Treasons Act 1534
- Parliament of England
- Long title: An Act whereby divers Offenses be made High Treason; and taking away all Sanctuaries for all manner of High Treason.
- Citation: 26 Hen. 8. c. 13
- Territorial extent: England and Wales

Dates
- Royal assent: 18 December 1534
- Commencement: 1 February 1535
- Repealed: 28 July 1863

Other legislation
- Amended by: Treasons Act 1571
- Repealed by: Statute Law Revision Act 1863
- Relates to: Act of Supremacy 1534; Treason Act (Ireland) 1537; Treason Act 1543; Treason Act 1547; Treason Act 1551; Treason Act 1553;

Status: Repealed

Text of statute as originally enacted

= Treasons Act 1534 =

Act of the Parliament of England

The Treasons Act 1534 or High Treason Act 1534 (26 Hen. 8. c. 13) was an act of the Parliament of England passed in 1534, during the reign of King Henry VIII.

== Background ==
This act was passed after the Act of Supremacy 1534 (26 Hen. 8. c. 1), which made the king the "Only Head of the Church of England on Earth so far as the Law of God allows."

== The act ==
The act made it treason, punishable by death, to disavow the Act of Supremacy 1534 (26 Hen. 8. c. 1). Sir Thomas More was executed under this Act. It was introduced as a blanket law in order to deal with the minority of cases who would refuse to accept Cromwell's and Henry's changes in policies, instead of using the more traditional method of attainders.

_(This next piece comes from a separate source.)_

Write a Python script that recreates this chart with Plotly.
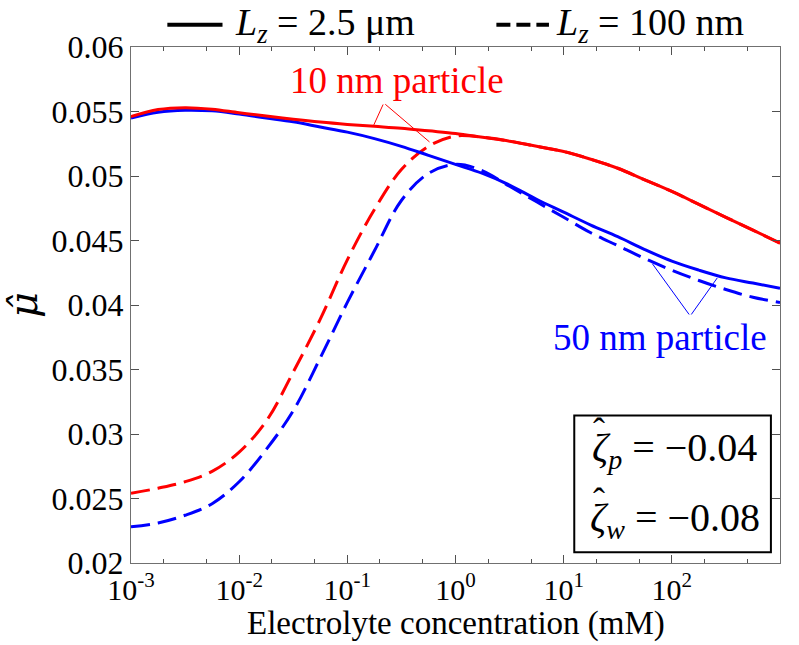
import plotly.graph_objects as go

# Electrolyte concentration (mM)
conc_mM = [0.001, 0.00178, 0.00316, 0.00562, 0.01, 0.0178, 0.0316, 0.0562,
           0.1, 0.178, 0.316, 0.562, 1, 1.78, 3.16, 5.62,
           10, 17.8, 31.6, 56.2, 100, 178, 316, 562, 1000]

# 10 nm particle, Lz = 2.5 um (solid red)
mu_10nm_25um = [0.0546, 0.05515, 0.0553, 0.05518, 0.0549, 0.05465, 0.0544, 0.05418,
                0.0540, 0.05385, 0.0537, 0.0535, 0.0533, 0.0530, 0.0527, 0.0523,
                0.0519, 0.0513, 0.0506, 0.0497, 0.0488, 0.0478, 0.0468, 0.0458, 0.0448]
# 50 nm particle, Lz = 2.5 um (solid blue)
mu_50nm_25um = [0.0545, 0.05495, 0.0551, 0.05505, 0.0548, 0.0545, 0.0542, 0.0538,
                0.0534, 0.0529, 0.0523, 0.0516, 0.0509, 0.0502, 0.0493, 0.0482,
                0.0472, 0.0462, 0.0453, 0.0443, 0.0434, 0.0427, 0.0421, 0.0417, 0.0413]
# 10 nm particle, Lz = 100 nm (dashed red)
mu_10nm_100nm = [0.0254, 0.0258, 0.0263, 0.0271, 0.0286, 0.0310, 0.0348, 0.0389,
                 0.0435, 0.0474, 0.0505, 0.0523, 0.0531, 0.0530, 0.0527, 0.0523,
                 0.0519, 0.0513, 0.0506, 0.0497, 0.0488, 0.0478, 0.0468, 0.0458, 0.0448]
# 50 nm particle, Lz = 100 nm (dashed blue)
mu_50nm_100nm = [0.0228, 0.0231, 0.0237, 0.0246, 0.0263, 0.0288, 0.0318, 0.0359,
                 0.0402, 0.0442, 0.0481, 0.0502, 0.0509, 0.0504, 0.0492, 0.0480,
                 0.0468, 0.0456, 0.0446, 0.0436, 0.0427, 0.0419, 0.0412, 0.0406, 0.0402]

x_tickvals = [0.001, 0.01, 0.1, 1, 10, 100, 1000]
x_ticktext = ["10<sup>-3</sup>", "10<sup>-2</sup>", "10<sup>-1</sup>", "10<sup>0</sup>",
              "10<sup>1</sup>", "10<sup>2</sup>", "10<sup>3</sup>"]
y_tickvals = [0.02, 0.025, 0.03, 0.035, 0.04, 0.045, 0.05, 0.055, 0.06]
y_ticktext = ["0.02", "0.025", "0.03", "0.035", "0.04", "0.045", "0.05", "0.055", "0.06"]

x_title = "Electrolyte concentration (mM)"
legend_labels = ["<i>L</i><sub><i>z</i></sub> = 2.5 μm", "<i>L</i><sub><i>z</i></sub> = 100 nm"]
zeta_labels = ["<i>ζ</i><sub><i>p</i></sub> = −0.04", "<i>ζ</i><sub><i>w</i></sub> = −0.08"]

FONT = "Liberation Serif"
HATFONT = "DejaVu Serif"
RED = "#ff0000"
BLUE = "#0000ff"
DASH = "19px,8px"

fig = go.Figure()
fig.add_trace(go.Scatter(x=conc_mM, y=mu_10nm_100nm, mode="lines", showlegend=False,
                         line=dict(color=RED, width=3, dash=DASH, shape="spline")))
fig.add_trace(go.Scatter(x=conc_mM, y=mu_50nm_100nm, mode="lines", showlegend=False,
                         line=dict(color=BLUE, width=3, dash=DASH, shape="spline")))
fig.add_trace(go.Scatter(x=conc_mM, y=mu_50nm_25um, mode="lines", showlegend=False,
                         line=dict(color=BLUE, width=3, shape="spline")))
fig.add_trace(go.Scatter(x=conc_mM, y=mu_10nm_25um, mode="lines", showlegend=False,
                         line=dict(color=RED, width=3, shape="spline")))

axis_common = dict(showgrid=False, zeroline=False, showline=True, linecolor="#707070",
                   linewidth=1, mirror="allticks", ticks="inside", ticklen=8,
                   tickcolor="#505050")

fig.update_xaxes(type="log", range=[-3, 3], tickvals=x_tickvals, ticktext=x_ticktext,
                 tickfont=dict(family=FONT, size=30, color="black"),
                 minor=dict(ticks="inside", ticklen=4, tickcolor="#505050"),
                 **axis_common)
fig.update_yaxes(range=[0.02, 0.06], tickvals=y_tickvals, ticktext=y_ticktext,
                 tickfont=dict(family=FONT, size=32, color="black"),
                 title=dict(text=f"<span style='font-family:{HATFONT}'><i>μ̂</i></span>",
                            font=dict(family=FONT, size=40, color="black"), standoff=12),
                 **axis_common)

# x-axis title placed just under the tick labels
fig.add_annotation(x=0.5, y=-0.117, xref="paper", yref="paper", xanchor="center",
                   yanchor="middle", showarrow=False, text=x_title,
                   font=dict(family=FONT, size=33, color="black"))

# legend keys (layout decoration in paper coordinates)
key_y = 1.043
fig.add_shape(type="line", xref="paper", yref="paper", x0=0.056, x1=0.141, y0=key_y, y1=key_y,
              line=dict(color="black", width=4))
fig.add_shape(type="line", xref="paper", yref="paper", x0=0.563, x1=0.644, y0=key_y, y1=key_y,
              line=dict(color="black", width=4, dash="14px,6px"))
fig.add_annotation(x=0.157, y=key_y, xref="paper", yref="paper", xanchor="left", yanchor="middle",
                   text=legend_labels[0], showarrow=False,
                   font=dict(family=FONT, size=38, color="black"))
fig.add_annotation(x=0.652, y=key_y, xref="paper", yref="paper", xanchor="left", yanchor="middle",
                   text=legend_labels[1], showarrow=False,
                   font=dict(family=FONT, size=38, color="black"))

# leader lines + labels
lc = dict(showarrow=True, arrowhead=0, arrowwidth=1, xref="x", yref="y", axref="x", ayref="y")
fig.add_annotation(x=-0.755, y=0.05396, ax=-0.663, ay=0.05566, text="", arrowcolor=RED, **lc)
fig.add_annotation(x=-0.240, y=0.05264, ax=-0.663, ay=0.05566, text="", arrowcolor=RED, **lc)
fig.add_annotation(x=1.82, y=0.0432, ax=2.17, ay=0.03915, text="", arrowcolor=BLUE, **lc)
fig.add_annotation(x=2.42, y=0.0421, ax=2.17, ay=0.03915, text="", arrowcolor=BLUE, **lc)

fig.add_annotation(x=-0.544, y=0.05744, xref="x", yref="y", text="10 nm particle",
                   showarrow=False, font=dict(family=FONT, size=37, color=RED))
fig.add_annotation(x=1.89, y=0.0375, xref="x", yref="y", text="50 nm particle",
                   showarrow=False, font=dict(family=FONT, size=37, color=BLUE))

# zeta box
fig.add_shape(type="rect", xref="paper", yref="paper", x0=0.683, x1=0.986, y0=0.021, y1=0.286,
              line=dict(color="black", width=2), fillcolor="white", layer="above")
for lab, yy in zip(zeta_labels, [0.219, 0.083]):
    fig.add_annotation(x=0.838, y=yy, xref="paper", yref="paper", xanchor="center",
                       yanchor="middle", showarrow=False, text=lab,
                       font=dict(family=FONT, size=40, color="black"))
    # circumflex accent over zeta
    fig.add_annotation(x=(598 - 128) / 652, y=yy + 0.037, xref="paper", yref="paper",
                       xanchor="center", yanchor="middle", showarrow=False, text="ˆ",
                       font=dict(family=FONT, size=36, color="black"))

fig.update_layout(
    width=799, height=645,
    margin=dict(l=128, r=19, t=47, b=82),
    paper_bgcolor="white", plot_bgcolor="white",
    font=dict(family=FONT, color="black"),
    showlegend=False,
)

fig.write_html("out.html")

The act specified that all those were guilty of high treason who:

do maliciously wish, will or desire by words or writing, or by craft imagine, invent, practise, or attempt any bodily harm to be done or committed to the king's most royal person, the queen's or the heirs apparent [Elizabeth], or to deprive them of any of their dignity, title or name of their royal estates, or slanderously and maliciously publish and pronounce, by express writing or words, that the king should be heretic, schismatic, tyrant, infidel or usurper of the crown...

The word 'maliciously' was added in several cases to require evil intent, and the act meant that it was very dangerous to say anything against what the King had done. The act also made it treason to rebelliously keep or withhold from the King his castles, forts, ships, or artillery, and to fail to surrender any of them within six days of being commanded to do so. It also abolished sanctuary for those accused of high treason.

== Subsequent developments ==
The act was superseded and virtually repealed by the Treason Act 1543 (35 Hen. 8. c. 2) and the Forestallers Act 1551 (5 & 6 Edw. 6. c. 14)).

The whole act was repealed by section 1 of, and the schedule to, the Statute Law Revision Act 1863 (26 & 27 Vict. c. 125), which came into force on 28 July 1863.